### GOAL OF THE EXERCISE
Starting at the first line of the data, print each line verbatim up to and including the line bearing "дефицита бюджета США\\с", omitting pictures.

### GIVEN DATA
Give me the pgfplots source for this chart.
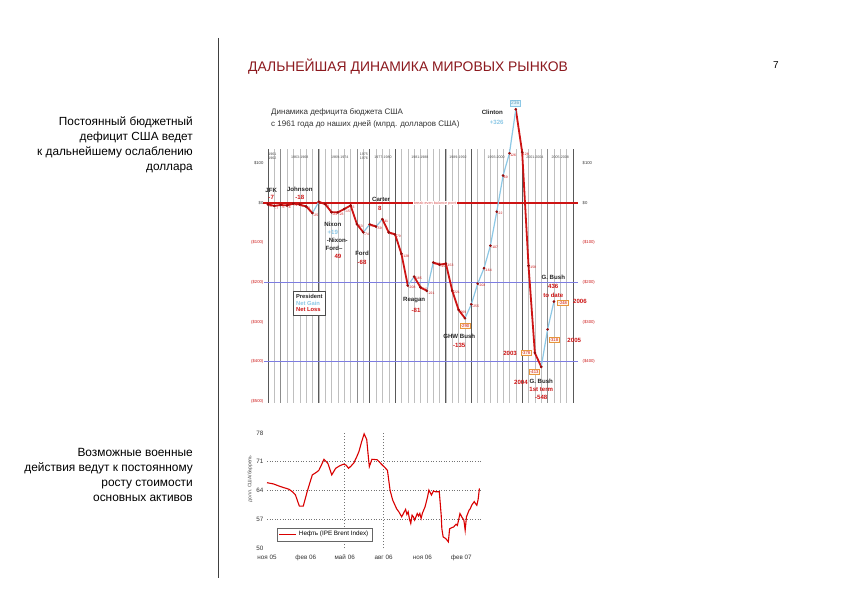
\documentclass[border=0pt]{standalone}
\usepackage{pgfplots}
\pgfplotsset{compat=1.18}
\usepackage{fontspec}
\setmainfont{Liberation Sans}
\definecolor{dred}{RGB}{205,20,20}
\definecolor{mred}{RGB}{150,10,10}
\definecolor{lblue}{RGB}{140,200,230}
\definecolor{maroon}{RGB}{140,25,30}
\definecolor{hblue}{RGB}{125,125,225}
\definecolor{boxor}{RGB}{230,150,60}
\newcommand\fsz[1]{\fontsize{#1}{#1}\selectfont}
\tikzset{ann/.style={font=\fsz{6.1}\bfseries, text=black!85, inner sep=0pt},
  rann/.style={font=\fsz{6.1}\bfseries, text=dred, inner sep=0pt},
  bann/.style={font=\fsz{6.1}\bfseries, text=lblue, inner sep=0pt},
  obox/.style={draw=boxor, fill=orange!8, font=\fsz{4.2}, text=dred, inner sep=1pt},
  term/.style={font=\fsz{3.6}, text=black!70, inner sep=0pt, align=center},
  ylab/.style={font=\fsz{4.2}, inner sep=0pt},
  xlab/.style={font=\fsz{6.3}, text=black!80, inner sep=0pt, anchor=base, yshift=-11pt}}
\begin{document}
\begin{tikzpicture}
\useasboundingbox (0,0) rectangle (842pt,595pt);
\fill[white] (0,0) rectangle (842pt,595pt);
\draw[black!75, line width=0.8pt] (218pt,557pt) -- (218pt,17pt);
\node[anchor=base west, inner sep=0, text=maroon, font=\fsz{13.9}] at (248pt,523pt) {ДАЛЬНЕЙШАЯ ДИНАМИКА МИРОВЫХ РЫНКОВ};
\node[anchor=base, inner sep=0, font=\fsz{10}] at (776pt,526pt) {7};
\node[anchor=east, align=right, inner sep=0, font=\fontsize{11.8}{15}\selectfont] at (193pt,450.5pt) {Постоянный бюджетный\\дефицит США ведет\\к дальнейшему ослаблению\\доллара};
\node[anchor=east, align=right, inner sep=0, font=\fontsize{11.9}{15}\selectfont] at (193pt,120.5pt) {Возможные военные\\действия ведут к постоянному\\росту стоимости\\основных активов};
\node[anchor=west, align=left, inner sep=0, text=black!80, font=\fontsize{8}{11.5}\selectfont] at (271pt,476.5pt) {Динамика дефицита бюджета США\\с 1961 года до наших дней (млрд. долларов США)};

% ---------------- budget deficit chart ----------------
\begin{axis}[at={(268pt,193.5pt)}, anchor=south west, scale only axis,
  width=305pt, height=252pt, xmin=1961, xmax=2009, ymin=-500, ymax=135,
  axis lines=none, clip=false]
\pgfplotsinvokeforeach{1961,...,2009}{\draw[black!25, line width=0.45pt] (axis cs:#1,-503) -- (axis cs:#1,135);}
\pgfplotsinvokeforeach{1963,1975,2005}{\draw[black!45, line width=0.6pt] (axis cs:#1,-503) -- (axis cs:#1,135);}
\pgfplotsinvokeforeach{1961,1969,1977,1981,1989,1993,2001,2009}{\draw[black!65, line width=0.9pt] (axis cs:#1,-503) -- (axis cs:#1,135);}
\draw[hblue, line width=1pt] (axis cs:1960.3,-200) -- (axis cs:2009.8,-200);
\draw[hblue, line width=1pt] (axis cs:1960.3,-400) -- (axis cs:2009.8,-400);
\draw[dred, line width=2.4pt] (axis cs:1960.2,0) -- (axis cs:2009.8,0);
\node[fill=white, text=dred!70, font=\fsz{3.8}, inner sep=0.3pt] at (axis cs:1987.3,0) {break-even balance point};
% y labels
\node[ylab, anchor=east, text=black!80] at (axis cs:1960.3,100) {\$100};
\node[ylab, anchor=east, text=black!80] at (axis cs:1960.3,0) {\$0};
\node[ylab, anchor=east, text=dred] at (axis cs:1960.3,-100) {(\$100)};
\node[ylab, anchor=east, text=dred] at (axis cs:1960.3,-200) {(\$200)};
\node[ylab, anchor=east, text=dred] at (axis cs:1960.3,-300) {(\$300)};
\node[ylab, anchor=east, text=dred] at (axis cs:1960.3,-400) {(\$400)};
\node[ylab, anchor=east, text=dred] at (axis cs:1960.3,-500) {(\$500)};
\node[ylab, anchor=west, text=black!80] at (axis cs:2010.5,100) {\$100};
\node[ylab, anchor=west, text=black!80] at (axis cs:2010.5,0) {\$0};
\node[ylab, anchor=west, text=dred] at (axis cs:2010.5,-100) {(\$100)};
\node[ylab, anchor=west, text=dred] at (axis cs:2010.5,-200) {(\$200)};
\node[ylab, anchor=west, text=dred] at (axis cs:2010.5,-300) {(\$300)};
\node[ylab, anchor=west, text=dred] at (axis cs:2010.5,-400) {(\$400)};
% term labels
\node[term] at (axis cs:1961.7,118) {1961\\1962};
\node[term] at (axis cs:1966,116) {1963-1968};
\node[term] at (axis cs:1972.3,116) {1969-1974};
\node[term] at (axis cs:1976.1,118) {1975\\1976};
\node[term] at (axis cs:1979.1,116) {1977-1980};
\node[term] at (axis cs:1984.9,116) {1981-1988};
\node[term] at (axis cs:1990.9,116) {1989-1992};
\node[term] at (axis cs:1996.9,116) {1993-2000};
\node[term] at (axis cs:2003,116) {2001-2004};
\node[term] at (axis cs:2007,116) {2005-2008};
% data: net-loss segments (red)
\addplot[dred, line width=1.8pt, unbounded coords=jump] coordinates {
(1961,-3.3)(1962,-7.1)(1963,-4.8)(1964,-5.9)(1965,-1.4)(1966,-3.7)(1967,-8.6)(1968,-25.2)(1968,nan)
(1969,3.2)(1970,-2.8)(1971,-23.0)(1972,-23.4)(1973,-14.9)(1974,-6.1)(1975,-53.2)(1976,-73.7)(1976,nan)
(1977,-53.7)(1978,-59.2)(1978,nan)
(1979,-40.7)(1980,-73.8)(1981,-79.0)(1982,-128.0)(1983,-207.8)(1983,nan)
(1984,-185.4)(1985,-212.3)(1986,-221.2)(1986,nan)
(1987,-149.7)(1988,-155.2)(1989,-152.6)(1990,-221.0)(1991,-269.2)(1992,-290.3)(1992,nan)
(2000,236.2)(2001,128.2)(2002,-157.8)(2003,-377.6)(2004,-412.7)};
% net-gain segments (light blue)
\addplot[lblue, line width=1.2pt, unbounded coords=jump] coordinates {
(1968,-25.2)(1969,3.2)(1969,nan)
(1976,-73.7)(1977,-53.7)(1977,nan)(1978,-59.2)(1979,-40.7)(1979,nan)(1983,-207.8)(1984,-185.4)(1984,nan)
(1986,-221.2)(1987,-149.7)(1987,nan)(1992,-290.3)(1993,-255.1)(1994,-203.2)(1995,-164.0)(1996,-107.4)
(1997,-21.9)(1998,69.3)(1999,125.6)(2000,236.2)(2000,nan)(2004,-412.7)(2005,-318.3)(2006,-248.2)};
\addplot[only marks, mark=*, mark size=1.15pt, draw=mred, fill=mred,
  point meta=y,
  nodes near coords={\pgfmathprintnumber[fixed,precision=0,assume math mode=true]{\pgfplotspointmeta}},
  every node near coord/.append style={font=\fsz{3.4}, text=dred, anchor=north west, inner sep=0.6pt}]
coordinates {
(1961,-3.3)(1962,-7.1)(1963,-4.8)(1964,-5.9)(1965,-1.4)(1966,-3.7)(1967,-8.6)(1968,-25.2)
(1969,3.2)(1970,-2.8)(1971,-23.0)(1972,-23.4)(1973,-14.9)(1974,-6.1)(1975,-53.2)(1976,-73.7)
(1977,-53.7)(1978,-59.2)(1979,-40.7)(1980,-73.8)(1981,-79.0)(1982,-128.0)(1983,-207.8)(1984,-185.4)
(1985,-212.3)(1986,-221.2)(1987,-149.7)(1988,-155.2)(1989,-152.6)(1990,-221.0)(1991,-269.2)
(1993,-255.1)(1994,-203.2)(1995,-164.0)(1996,-107.4)(1997,-21.9)(1998,69.3)(1999,125.6)
(2001,128.2)(2002,-157.8)};
\addplot[only marks, mark=*, mark size=1.15pt, draw=mred, fill=mred] coordinates {
(1992,-290.3)(2000,236.2)(2003,-377.6)(2004,-412.7)(2005,-318.3)(2006,-248.2)};
% annotations
\node[ann] at (axis cs:1961.5,33) {JFK};
\node[rann] at (axis cs:1961.5,15) {-7};
\node[ann] at (axis cs:1966,35) {Johnson};
\node[rann] at (axis cs:1966,15) {-18};
\node[ann] at (axis cs:1978.8,10) {Carter};
\node[rann] at (axis cs:1978.6,-13) {8};
\node[ann] at (axis cs:1971.2,-53) {Nixon};
\node[bann] at (axis cs:1971.2,-73) {+19};
\node[ann] at (axis cs:1971.9,-93) {-Nixon-};
\node[ann] at (axis cs:1971.4,-113) {Ford--};
\node[rann] at (axis cs:1972,-134) {49};
\node[ann] at (axis cs:1975.8,-126) {Ford};
\node[rann] at (axis cs:1975.8,-149) {-68};
\node[ann] at (axis cs:1984,-244) {Reagan};
\node[rann] at (axis cs:1984.3,-270) {-81};
\node[ann] at (axis cs:1991.1,-335) {GHW Bush};
\node[rann] at (axis cs:1991.1,-358) {-135};
\node[ann] at (axis cs:1996.3,229) {Clinton};
\node[bann] at (axis cs:1997,204) {+326};
\node[ann] at (axis cs:2005.9,-186) {G. Bush};
\node[rann] at (axis cs:2005.9,-209) {436};
\node[rann] at (axis cs:2005.9,-232) {to date};
\node[ann] at (axis cs:2004,-448) {G. Bush};
\node[rann] at (axis cs:2004,-469) {1st term};
\node[rann] at (axis cs:2004,-489) {-548};
\node[draw=lblue, fill=cyan!12, font=\fsz{4.8}, text=lblue!80!black, inner sep=1pt] at (axis cs:1999.9,252) {236};
\node[rann] at (axis cs:1999.1,-378) {2003};
\node[obox] at (axis cs:2001.6,-378) {-378};
\node[obox] at (axis cs:2002.9,-426) {-413};
\node[rann] at (axis cs:2000.8,-451) {2004};
\node[obox] at (axis cs:2006.0,-345) {-318};
\node[rann] at (axis cs:2009.2,-345) {2005};
\node[obox] at (axis cs:2007.4,-252) {-248};
\node[rann] at (axis cs:2010.1,-249) {2006};
\node[obox] at (axis cs:1992,-310) {-290};
\node[draw=black!70, fill=white, align=left, inner sep=3pt, font=\fsz{5.8}\bfseries] at (axis cs:1967.5,-252)
  {\textcolor{black!85}{President}\\[1pt]\textcolor{lblue}{Net Gain}\\[1pt]\textcolor{dred}{Net Loss}};
\end{axis}

% ---------------- oil chart ----------------
\begin{axis}[at={(267pt,47pt)}, anchor=south west, scale only axis,
  width=215pt, height=115pt, xmin=0, xmax=16.6, ymin=50, ymax=78,
  axis line style={draw=none}, major tick length=0pt,
  ytick={50,57,64,71,78}, xtick=\empty,
  tick label style={font=\fsz{6.3}, text=black!80},
  /pgf/number format/assume math mode=true,
  legend style={at={(0.047,0.06)}, anchor=south west, draw=black!60, font=\fsz{6.3}, inner sep=1.5pt},
  legend cell align=left, clip=false]
\draw[black!55, dotted, line width=0.6pt] (axis cs:0,57) -- (axis cs:16.6,57);
\draw[black!55, dotted, line width=0.6pt] (axis cs:0,64) -- (axis cs:16.6,64);
\draw[black!55, dotted, line width=0.6pt] (axis cs:0,71) -- (axis cs:16.6,71);
\draw[black!55, dash pattern=on 1.5pt off 1.5pt, line width=0.6pt] (axis cs:6,50) -- (axis cs:6,78);
\draw[black!55, dash pattern=on 1.5pt off 1.5pt, line width=0.6pt] (axis cs:9,50) -- (axis cs:9,78);
\node[xlab] at (axis cs:0,50) {ноя 05};
\node[xlab] at (axis cs:3,50) {фев 06};
\node[xlab] at (axis cs:6,50) {май 06};
\node[xlab] at (axis cs:9,50) {авг 06};
\node[xlab] at (axis cs:12,50) {ноя 06};
\node[xlab] at (axis cs:15,50) {фев 07};
\addplot[red!85!black, line width=1.1pt] coordinates {
(0,65.9)(0.5,65.6)(1.0,65.0)(1.3,64.7)(1.7,64.3)(2.0,63.6)(2.2,62.9)(2.35,61.5)(2.5,60.2)(2.8,60.2)
(3.1,63.7)(3.3,65.8)(3.5,67.8)(3.8,68.4)(4.0,68.9)(4.2,70.2)(4.4,71.6)(4.7,70.6)(5.0,67.8)(5.3,69.4)
(5.6,70.0)(5.9,70.4)(6.1,70.2)(6.3,69.4)(6.5,70.0)(6.7,70.7)(6.9,72.0)(7.1,73.5)(7.3,75.8)(7.5,77.8)
(7.7,76.4)(7.8,73.0)(7.9,69.8)(8.1,71.6)(8.5,71.5)(8.9,70.2)(9.1,69.6)(9.3,68.9)(9.5,64.1)(9.7,61.7)
(10.0,59.6)(10.2,58.7)(10.4,57.6)(10.6,58.8)(10.7,59.4)(10.8,58.2)(10.9,58.8)(11.0,57.0)(11.1,56.0)
(11.2,58.0)(11.3,57.6)(11.4,56.8)(11.6,58.4)(11.7,57.8)(11.8,58.4)(11.9,57.2)(12.0,58.5)(12.2,60.0)
(12.4,62.5)(12.5,64.1)(12.7,62.9)(12.85,63.9)(13.0,63.7)(13.3,63.7)(13.45,58.0)(13.5,54.7)(13.6,52.7)
(13.8,52.3)(14.0,51.5)(14.1,54.7)(14.3,55.0)(14.4,55.1)(14.6,55.8)(14.7,55.5)(14.9,58.4)(15.05,57.5)
(15.2,56.8)(15.3,54.3)(15.4,57.6)(15.6,59.2)(15.7,59.6)(15.8,60.4)(16.0,61.3)(16.1,60.8)(16.2,60.4)
(16.3,61.8)(16.4,64.5)};
\addlegendentry{Нефть (IPE Brent Index)}
\node[rotate=90, font=\fsz{5}, text=black!70, inner sep=0pt] at (rel axis cs:-0.079,0.6) {долл. США/баррель};
\end{axis}
\end{tikzpicture}
\end{document}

### CORRECT RESULT
Give me the pgfplots source for this chart.
\documentclass[border=0pt]{standalone}
\usepackage{pgfplots}
\pgfplotsset{compat=1.18}
\usepackage{fontspec}
\setmainfont{Liberation Sans}
\definecolor{dred}{RGB}{205,20,20}
\definecolor{mred}{RGB}{150,10,10}
\definecolor{lblue}{RGB}{140,200,230}
\definecolor{maroon}{RGB}{140,25,30}
\definecolor{hblue}{RGB}{125,125,225}
\definecolor{boxor}{RGB}{230,150,60}
\newcommand\fsz[1]{\fontsize{#1}{#1}\selectfont}
\tikzset{ann/.style={font=\fsz{6.1}\bfseries, text=black!85, inner sep=0pt},
  rann/.style={font=\fsz{6.1}\bfseries, text=dred, inner sep=0pt},
  bann/.style={font=\fsz{6.1}\bfseries, text=lblue, inner sep=0pt},
  obox/.style={draw=boxor, fill=orange!8, font=\fsz{4.2}, text=dred, inner sep=1pt},
  term/.style={font=\fsz{3.6}, text=black!70, inner sep=0pt, align=center},
  ylab/.style={font=\fsz{4.2}, inner sep=0pt},
  xlab/.style={font=\fsz{6.3}, text=black!80, inner sep=0pt, anchor=base, yshift=-11pt}}
\begin{document}
\begin{tikzpicture}
\useasboundingbox (0,0) rectangle (842pt,595pt);
\fill[white] (0,0) rectangle (842pt,595pt);
\draw[black!75, line width=0.8pt] (218pt,557pt) -- (218pt,17pt);
\node[anchor=base west, inner sep=0, text=maroon, font=\fsz{13.9}] at (248pt,523pt) {ДАЛЬНЕЙШАЯ ДИНАМИКА МИРОВЫХ РЫНКОВ};
\node[anchor=base, inner sep=0, font=\fsz{10}] at (776pt,526pt) {7};
\node[anchor=east, align=right, inner sep=0, font=\fontsize{11.8}{15}\selectfont] at (193pt,450.5pt) {Постоянный бюджетный\\дефицит США ведет\\к дальнейшему ослаблению\\доллара};
\node[anchor=east, align=right, inner sep=0, font=\fontsize{11.9}{15}\selectfont] at (193pt,120.5pt) {Возможные военные\\действия ведут к постоянному\\росту стоимости\\основных активов};
\node[anchor=west, align=left, inner sep=0, text=black!80, font=\fontsize{8}{11.5}\selectfont] at (271pt,476.5pt) {Динамика дефицита бюджета США\\с 1961 года до наших дней (млрд. долларов США)};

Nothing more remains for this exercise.